I  can't send a screenshot of it having the "Sign in to google"
invitation below the empty URL pane because any keystroke, including
"Print Screen" erases it.

> That it misbehaves is suspicious. Did you
> update WebKitGTK recently?

I have not updated WebKitGTK explicitly. I was unaware of its existence
and role until I read this message. I ran "apt-get update". One is
recommended to do this frequently. I haven't examined the long log to
determine whether WebKitGTK was part of the update.

> I do not know how Debian names it, maybe
> webkit2gtk3 or any other name. I would try to downgrade it.

Downgrading things in Debian is an invitation to get version conflicts,
so that many things suddenly stop working.
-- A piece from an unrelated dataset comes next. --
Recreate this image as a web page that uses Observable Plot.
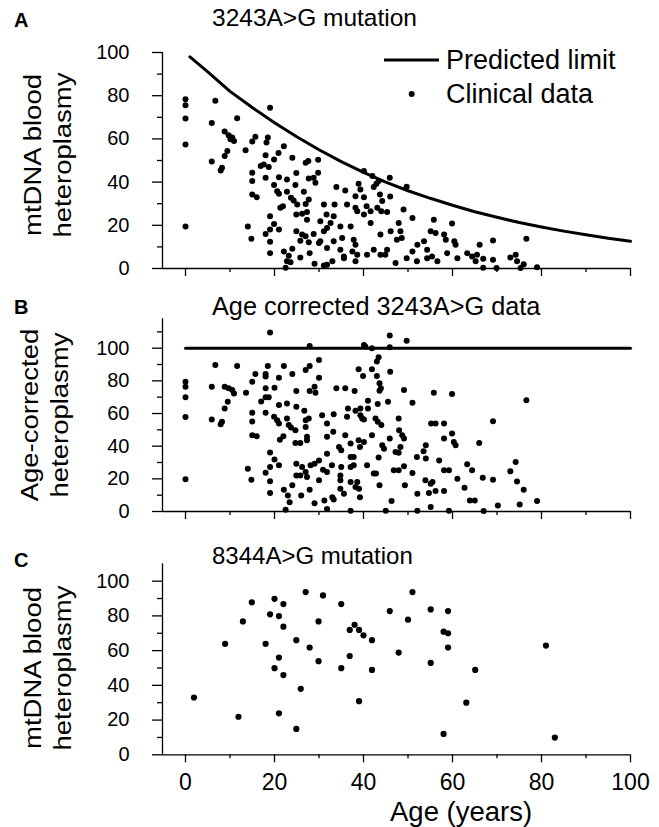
<!DOCTYPE html>
<html><head><meta charset="utf-8">
<script src="https://cdn.jsdelivr.net/npm/d3@7"></script>
<script src="https://cdn.jsdelivr.net/npm/@observablehq/plot@0.6"></script>
<style>
body{margin:0;background:#fff;}
#wrap{position:relative;width:659px;height:827px;font-family:"Liberation Sans",Arial,sans-serif;color:#000;overflow:hidden;background:#fff}
.abs{position:absolute;white-space:nowrap;line-height:1}
.panel{position:absolute;left:0}
.ylab{position:absolute;white-space:pre;text-align:center;transform:translate(-50%,-50%) rotate(-90deg) scaleX(1.17);font-size:23.5px;line-height:30px}
</style></head><body><div id="wrap"></div><script>
// ---- data ----
const limitAge = [1,5,10,15,20,25,30,35,40,45,50,55,60,65,70,75,80,85,90,95,100];
const limitHet = [98,91,82,74.5,67.5,61,55,49.5,44.5,40,36,32.5,29.3,26.3,23.7,21.3,19.2,17.3,15.6,14,12.6];
const correctedLimitAge = [0,100];
const correctedLimitHet = [100,100];

// Panel A: [age, heteroplasmy]
const clinicalA = [[0,78.4],[0,75.6],[0,69.5],[0,57.4],[0,19.4],[6.7,77.7],[19,74.4],[5.9,67.4],[11.6,69.6],[8.8,63.4],
[9.7,61.7],[10.5,60.6],[10.9,59],[10.1,59.8],[15.7,61],[15,58.8],[18.5,60.6],[18.2,58.3],[22.1,56.6],[13.5,54.7],
[9.4,54.4],[8.8,52.1],[20.9,53.5],[18,52.4],[24,51.3],[19.9,50.5],[5.9,49.5],[8.2,46.7],[7.9,45.4],[16.9,47.4],
[17.6,48.2],[18.7,47],[27.6,49.8],[27,49],[29.8,50.4],[15,44.3],[15,40.5],[18,42],[21,42.3],[24.9,44.2],
[22.8,41.2],[27.7,41.7],[28.8,42],[29.8,44.3],[29.2,39.7],[24.7,38.6],[19.9,38.6],[20.6,35.8],[21,34.6],[15,34.3],
[16,33],[22.8,35.5],[23.7,32.7],[24.3,31.5],[25.1,29.6],[26.6,35.5],[27.7,31.9],[27,29.9],[21.3,28.1],[21.9,28.8],
[24.9,25],[26.2,25.3],[27.3,26.2],[27.3,22.6],[19,24.2],[19.9,20.6],[14,19.4],[14.8,13.8],[18,16],[19,18],
[21,18],[24.9,17.2],[26.2,15.7],[27,14.9],[28.8,16],[30,11.8],[25.8,12.9],[27.7,12.2],[19,12.4],[19,7.1],
[22.1,7.9],[23.2,5.9],[24,9.1],[25.8,5.1],[27.9,7.1],[22.8,3.3],[23.6,2.9],[22.5,0.3],[29,2.2],[31.1,1.4],[31.8,1.7],
[40.1,45.1],[42,42.8],[45.9,42],[49.7,37.8],[33.9,37.7],[35.9,36.1],[38.9,39.2],[39.3,36.6],[42.3,37.7],[42.9,39.2],
[43.4,40.5],[38.2,33.5],[40.1,33],[43.7,34.3],[46,33.3],[44.2,31.2],[31.1,29.6],[33.5,29.6],[31.7,25],[33.3,24.2],
[30.3,21.9],[36.3,29.6],[38.2,28.1],[38.6,26.5],[40.7,28.8],[40.1,25],[41.6,26.5],[43.1,28.1],[44,26.5],[45.3,26.2],
[49,27.3],[51,23.4],[55.8,22.6],[59.9,20.8],[31.1,17.2],[31.8,18.8],[32.6,21.1],[34.8,19.5],[37.1,19.5],[35.2,14.1],
[37.8,13.3],[38.2,11],[41.6,21.1],[43.8,15.7],[46.1,17.2],[47.9,21.1],[48.3,17.2],[47.5,13.3],[48.6,14.1],[30.3,12.6],
[31.8,9.5],[33.3,12.6],[34.8,8.7],[35.6,4.8],[37.5,7.9],[38.6,6.4],[40.8,6.4],[42.3,8.7],[43.8,6.4],[45.3,8.7],
[51,7.9],[52.1,11],[53.6,12.6],[54.3,8.7],[55.1,17.2],[56.2,16.4],[58.1,15.7],[58.5,13.3],[60.4,12.6],[60.7,11],
[49.7,4.8],[52,3.3],[54.3,4.8],[55.4,5.6],[56.6,3.3],[58.8,7.1],[61.1,4.8],[63.3,7.1],[64.4,5.6],[65.2,3.3],
[33,3.3],[35.6,5.6],[38.2,3.3],[44.9,6.4],[47.2,2.5],[66.1,11],[65.5,6.4],
[69.1,13],[76.6,13.8],[66.9,4.5],[69.1,4],[73,5.1],[74.2,6.4],[74.5,3.3],[76,2],[79,0.6],[66.9,0.3],[69.9,0.2],[75.3,0.2]];

// Panel B: [age, age-corrected heteroplasmy]
const clinicalB = [[0,79.5],[0,76.4],[0,69.9],[0,57.8],[0,19.7],[19,109.6],[27.9,101.4],[6.7,89.7],[11.6,89.1],[18.5,89.1],
[22.1,89.1],[24,84.2],[15.7,84.2],[18,84.2],[18,82.6],[21,81.9],[15,79.5],[27,86.7],[27.9,89.1],[30,92.8],
[30,81.9],[5.9,76.4],[8.8,76.4],[9.7,75.4],[10.5,74.4],[10.9,72.3],[13.6,72.7],[18,75.4],[20,75.8],[24.9,73.8],
[27.9,73.8],[29,76.4],[29.2,72.7],[18,69.9],[18.7,69.9],[17,67.4],[9.5,67.2],[8.8,63.1],[15,60.4],[18,60.4],
[21,65.2],[22.8,66.2],[24.9,64.1],[26.7,61.7],[5.9,56.3],[8.2,54.9],[7.9,53.5],[15,55.1],[15,46.7],[16,46.1],
[19.9,58],[20.6,55.9],[21,53.9],[22.8,57],[23.2,52.9],[23.7,51.4],[24.7,49.8],[27,55.9],[27.7,57],[27,51.8],
[30.7,59],[31.8,53.9],[21.2,44],[22,46.1],[24.7,42],[25.8,42],[27.3,45.7],[27.3,43.6],[31.8,45.7],[19,36.1],
[20,31.8],[21,28.3],[14,26.2],[14.8,19.5],[18,23.8],[19,27.2],[24.9,29.3],[26.2,27.2],[27,24.2],[28.1,28.3],
[29,29.3],[24.9,22.1],[25.8,22.1],[27.3,21.1],[30,31.3],[30.9,25.6],[30,19.1],[31.8,35.4],[19,18.6],[19,11.3],
[22.1,13.3],[24,16],[23,9.8],[26,9.8],[27.9,13.3],[23.4,5.7],[29,5.1],[22.5,1],[31.8,1.6],[31.2,6.8],
[45.9,107.8],[49.7,104.5],[40.1,102],[40.4,101],[41.9,100],[45.9,100.6],[43.4,94.4],[43,91.8],[41.9,87.1],[38.9,87.1],
[39.9,83],[43,83],[46,85.6],[43.6,78.5],[43.6,74],[43.9,75.4],[33.9,75.4],[35.9,75.4],[38,73.8],[49.1,74.4],
[55.8,72.7],[59.9,71.9],[41,67.8],[45.5,67.2],[43.2,65.8],[51,66.6],[36.5,63.1],[38.2,61.7],[39.3,63.1],[41,63.1],
[36.3,58],[39.3,59],[40.1,56.3],[39.7,57],[42.7,57],[43.2,54.9],[44,52.9],[47.9,57],[33.3,59.6],[33.2,48.8],
[35.9,46.7],[34.5,39.5],[38.9,43.6],[40.1,42.6],[39.2,39.5],[41.9,46.7],[37.1,41.6],[35,37.5],[48,49.8],[48.7,46.7],
[49.1,44.7],[45.9,44.7],[44.2,40.6],[44.6,38.5],[48.3,39.5],[47.2,36.5],[47.9,35.9],[55.2,53.9],[56.2,53.9],[58.1,53.9],
[58.1,44.7],[59.9,47.7],[60.3,42.6],[60.7,40.6],[66,42],[54,40.6],[53.5,36.9],[52,33.4],[54,32.4],[37.1,33.4],
[37.8,33.4],[37.1,27.2],[37.8,28.3],[40.8,28.3],[43.4,33],[42.3,23.2],[42.8,23.2],[32.9,28.3],[31.8,24.2],[35,27.2],
[34.8,22.1],[46.8,25.2],[47.9,25.2],[49.1,27.7],[51,23.6],[57,31.3],[58.1,25.2],[59.2,25.2],[61.1,20.1],[63.3,28.9],
[64.4,25.2],[62.7,14.5],[63.9,6.8],[65,6.8],[53.9,19.1],[55.1,17],[55.5,18],[56.2,12.5],[54.7,11.3],[52.1,10.9],
[58.1,12.5],[55.1,2.7],[49.3,16],[46.3,6.4],[43.6,16],[34.8,19.1],[37.1,18],[38.6,18],[39,13.9],[38.2,15],
[34.8,13.9],[35.6,10.9],[33,8.8],[33.3,7.4],[39.2,8.8],[37.1,0.5],[45,0.5],[52.1,0.5],[59.2,0.5],
[76.6,68.2],[69.1,55.3],[74.2,30.3],[73,24.6],[74.5,18.4],[76,13.3],[66.8,20.7],[69.1,19.5],[70.2,3.7],[75.1,4.3],[79,6.4],[67,0.3]];

// Panel C: [age, heteroplasmy]
const clinicalC = [[1.9,33],[8.9,63.9],[11.9,21.9],[12.9,76.8],[14.9,87.8],[18,63.9],[19,80.9],[20,89.8],[21,79.9],[22,86.8],
[22,73.8],[21,56],[20,49.9],[22,45.9],[21,23.9],[24.9,66],[25.9,38],[24.9,14.9],[27,93.7],[27.9,61.8],
[29.9,76.8],[29.9,53.9],[30.9,91.8],[35,86.8],[35,49.9],[36.9,56.9],[36.9,71.9],[38,74.9],[39,71.9],[40,68.8],
[39,30.9],[41.9,66],[41.9,48.9],[45.9,82.8],[47.9,58.9],[50,77.8],[51,93.7],[55.1,83.7],[59,82.8],[55.1,52.9],
[58,70.9],[59,70],[59,61.8],[65.1,48.9],[63.1,30],[58,12],[81,62.9],[83,9.9]];

const xDomain = [-5.17, 100];
const xMajor = [0,20,40,60,80,100];
const xMinor = [10,30,50,70,90];
const yMajorA = [0,20,40,60,80,100], yMinorA = [10,30,50,70,90];
const yMajorB = [0,20,40,60,80,100], yMinorB = [10,30,50,70,90,110];
const yMajorC = [0,20,40,60,80,100], yMinorC = [10,30,50,70,90];

const font = '"Liberation Sans", Arial, sans-serif';
const toObjs = arr => arr.map(([age, het]) => ({age, het: Math.max(0, het)}));
const blank = () => "";

function panel({height, marginTop, marginBottom, yDomain, yMajor, yMinor, points, line, xLabels, r}) {
  const marks = [
    Plot.ruleX([xDomain[0]], {stroke: "#000", strokeWidth: 1.3}),
    Plot.ruleY([yDomain[0]], {stroke: "#000", strokeWidth: 1.3}),
    Plot.axisY(yMajor, {label: null, tickSize: 10, tickPadding: 23, fontSize: 20, strokeWidth: 1.3}),
    Plot.axisY(yMinor, {label: null, tickSize: 5, tickFormat: blank, strokeWidth: 1.3}),
    Plot.axisX(xMajor, {label: null, tickSize: 8, tickPadding: 11, fontSize: 23, strokeWidth: 1.3, tickFormat: xLabels ? d => d : blank}),
    Plot.axisX(xMinor, {label: null, tickSize: 4, tickFormat: blank, strokeWidth: 1.3}),
    Plot.dot(toObjs(points), {x: "age", y: "het", r, fill: "#000", stroke: null})
  ];
  if (line) marks.push(Plot.line(line, {x: "age", y: "het", stroke: "#000", strokeWidth: 3}));
  return Plot.plot({
    width: 659, height, marginLeft: 162, marginRight: 29, marginTop, marginBottom,
    x: {domain: xDomain, label: null}, y: {domain: yDomain, label: null},
    style: {fontFamily: font, background: "transparent", overflow: "visible", color: "#000"},
    marks
  });
}

const limitA = limitAge.map((age, i) => ({age, het: limitHet[i]}));
const limitB = correctedLimitAge.map((age, i) => ({age, het: correctedLimitHet[i]}));

const wrap = document.getElementById("wrap");
function place(el, top) { const d = document.createElement("div"); d.className = "panel"; d.style.top = top + "px"; d.appendChild(el); wrap.appendChild(d); }

place(panel({height: 290, marginTop: 52, marginBottom: 22, yDomain: [0,100], yMajor: yMajorA, yMinor: yMinorA, points: clinicalA, line: limitA, xLabels: false, r: 3}), 0);
place(panel({height: 250, marginTop: 28.3, marginBottom: 29, yDomain: [0,118], yMajor: yMajorB, yMinor: yMinorB, points: clinicalB, line: limitB, xLabels: false, r: 3}), 290);
place(panel({height: 287, marginTop: 23.3, marginBottom: 72.7, yDomain: [0,110], yMajor: yMajorC, yMinor: yMinorC, points: clinicalC, line: null, xLabels: true, r: 3.1}), 540);

function txt(s, left, top, size, extra = "") {
  const d = document.createElement("div"); d.className = "abs";
  d.style.cssText += `left:${left}px;top:${top}px;font-size:${size}px;${extra}`;
  d.textContent = s; wrap.appendChild(d); return d;
}
// panel letters and titles
txt("A", 14, 9.5, 20, "font-weight:bold");
txt("B", 14, 296.5, 20, "font-weight:bold");
txt("C", 14, 550, 20, "font-weight:bold");
txt("3243A>G mutation", 212, 6, 24.5);
txt("Age corrected 3243A>G data", 212, 293.5, 25.3);
txt("8344A>G mutation", 212, 544, 24);
txt("Age (years)", 390, 798, 27.5);
// legend
const lg = document.createElementNS("http://www.w3.org/2000/svg", "svg");
lg.setAttribute("width", 70); lg.setAttribute("height", 60);
lg.style.cssText = "position:absolute;left:374px;top:40px";
lg.innerHTML = '<line x1="10" x2="65" y1="20" y2="20" stroke="#000" stroke-width="3"/><circle cx="37.7" cy="54" r="3" fill="#000"/>';
wrap.appendChild(lg);
txt("Predicted limit", 446, 46.5, 27);
txt("Clinical data", 446, 80.5, 27);
// y titles
function ylab(s, cx, cy) {
  const d = document.createElement("div"); d.className = "ylab";
  d.style.left = cx + "px"; d.style.top = cy + "px"; d.textContent = s; wrap.appendChild(d);
}
ylab("mtDNA blood\nheteroplasmy", 48, 155);
ylab("Age-corrected\nheteroplasmy", 45, 415);
ylab("mtDNA blood\nheteroplasmy", 48, 668);
</script></body></html>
> Did you replace an existing value in the Seahorse or the key was not
> there at all?

There was a key in Seahorse when one gmail account was not working, but
not others. Every time I go to google to get a new key, it's different.
I replaced the not-working one in Seahorse, and it still doesn't work.
And there's no entry in Seahorse for the other not-working gmail
account.

> If you replaced it, then it's too late to restore to the
> previous state. The "OAuth2 Secret not found" can also show when the
> evolution-source-registry, or better the  libsecret, lost connection
> to
> the gnome-keyring-daemon.

There was no additional information below "OAuth2 Secret not found" --
just a grey box that fairly quickly filled with the invitation to log
into google, in which nothing worked.

> There usually helps:
>    $ evolution --force-shutdown
> which restarts Evolution and all the evolution-data-server processes,
> thus they reconnect to the (new) gnome-keyring-daemon and other
> background processes, which could restart meanwhile.

I've done that, and rebooted, several times.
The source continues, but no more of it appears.